Task:
Drop the images; return everything else in the listing below exactly.

Supplied information:
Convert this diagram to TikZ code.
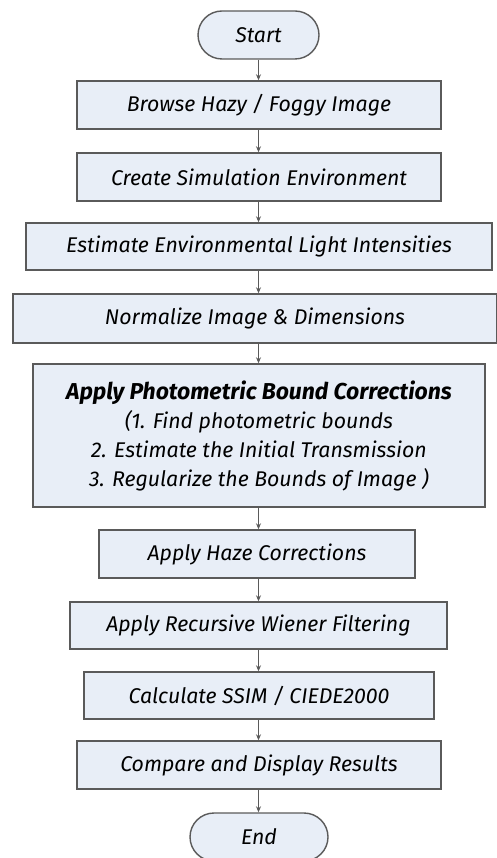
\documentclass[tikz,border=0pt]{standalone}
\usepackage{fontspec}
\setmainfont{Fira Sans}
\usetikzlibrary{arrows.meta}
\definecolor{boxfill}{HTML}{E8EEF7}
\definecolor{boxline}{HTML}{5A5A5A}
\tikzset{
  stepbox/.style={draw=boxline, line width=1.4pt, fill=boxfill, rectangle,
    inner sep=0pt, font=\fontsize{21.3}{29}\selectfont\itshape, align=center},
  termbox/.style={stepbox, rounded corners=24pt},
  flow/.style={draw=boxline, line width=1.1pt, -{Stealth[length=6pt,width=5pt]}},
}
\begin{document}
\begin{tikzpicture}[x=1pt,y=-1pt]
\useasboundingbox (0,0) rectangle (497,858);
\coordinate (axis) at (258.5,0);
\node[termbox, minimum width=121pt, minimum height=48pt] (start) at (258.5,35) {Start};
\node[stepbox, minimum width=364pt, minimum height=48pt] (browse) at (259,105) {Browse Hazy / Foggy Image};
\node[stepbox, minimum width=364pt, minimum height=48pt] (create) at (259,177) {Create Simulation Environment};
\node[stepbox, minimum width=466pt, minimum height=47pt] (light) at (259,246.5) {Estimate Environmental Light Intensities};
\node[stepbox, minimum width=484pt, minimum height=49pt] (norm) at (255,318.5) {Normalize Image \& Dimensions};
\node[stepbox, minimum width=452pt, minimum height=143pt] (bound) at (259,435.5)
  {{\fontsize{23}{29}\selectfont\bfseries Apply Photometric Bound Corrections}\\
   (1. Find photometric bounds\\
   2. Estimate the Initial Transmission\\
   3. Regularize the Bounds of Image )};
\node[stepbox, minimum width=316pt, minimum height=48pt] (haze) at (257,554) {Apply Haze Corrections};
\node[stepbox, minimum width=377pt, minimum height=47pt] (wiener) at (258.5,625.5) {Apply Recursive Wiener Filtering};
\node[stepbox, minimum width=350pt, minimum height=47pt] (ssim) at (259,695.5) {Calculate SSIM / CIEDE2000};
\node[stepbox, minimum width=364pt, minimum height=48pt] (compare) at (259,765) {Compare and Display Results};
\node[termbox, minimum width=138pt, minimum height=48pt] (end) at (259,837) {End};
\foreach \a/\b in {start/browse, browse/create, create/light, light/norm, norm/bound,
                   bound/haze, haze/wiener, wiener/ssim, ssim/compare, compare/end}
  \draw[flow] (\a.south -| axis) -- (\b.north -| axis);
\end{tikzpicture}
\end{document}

Output for this task:
Convert this diagram to TikZ code.
\documentclass[tikz,border=0pt]{standalone}
\usepackage{fontspec}
\setmainfont{Fira Sans}
\usetikzlibrary{arrows.meta}
\definecolor{boxfill}{HTML}{E8EEF7}
\definecolor{boxline}{HTML}{5A5A5A}
\tikzset{
  stepbox/.style={draw=boxline, line width=1.4pt, fill=boxfill, rectangle,
    inner sep=0pt, font=\fontsize{21.3}{29}\selectfont\itshape, align=center},
  termbox/.style={stepbox, rounded corners=24pt},
  flow/.style={draw=boxline, line width=1.1pt, -{Stealth[length=6pt,width=5pt]}},
}
\begin{document}
\begin{tikzpicture}[x=1pt,y=-1pt]
\useasboundingbox (0,0) rectangle (497,858);
\coordinate (axis) at (258.5,0);
\node[termbox, minimum width=121pt, minimum height=48pt] (start) at (258.5,35) {Start};
\node[stepbox, minimum width=364pt, minimum height=48pt] (browse) at (259,105) {Browse Hazy / Foggy Image};
\node[stepbox, minimum width=364pt, minimum height=48pt] (create) at (259,177) {Create Simulation Environment};
\node[stepbox, minimum width=466pt, minimum height=47pt] (light) at (259,246.5) {Estimate Environmental Light Intensities};
\node[stepbox, minimum width=484pt, minimum height=49pt] (norm) at (255,318.5) {Normalize Image \& Dimensions};
\node[stepbox, minimum width=452pt, minimum height=143pt] (bound) at (259,435.5)
  {{\fontsize{23}{29}\selectfont\bfseries Apply Photometric Bound Corrections}\\
   (1. Find photometric bounds\\
   2. Estimate the Initial Transmission\\
   3. Regularize the Bounds of Image )};
\node[stepbox, minimum width=316pt, minimum height=48pt] (haze) at (257,554) {Apply Haze Corrections};
\node[stepbox, minimum width=377pt, minimum height=47pt] (wiener) at (258.5,625.5) {Apply Recursive Wiener Filtering};
\node[stepbox, minimum width=350pt, minimum height=47pt] (ssim) at (259,695.5) {Calculate SSIM / CIEDE2000};
\node[stepbox, minimum width=364pt, minimum height=48pt] (compare) at (259,765) {Compare and Display Results};
\node[termbox, minimum width=138pt, minimum height=48pt] (end) at (259,837) {End};
\foreach \a/\b in {start/browse, browse/create, create/light, light/norm, norm/bound,
                   bound/haze, haze/wiener, wiener/ssim, ssim/compare, compare/end}
  \draw[flow] (\a.south -| axis) -- (\b.north -| axis);
\end{tikzpicture}
\end{document}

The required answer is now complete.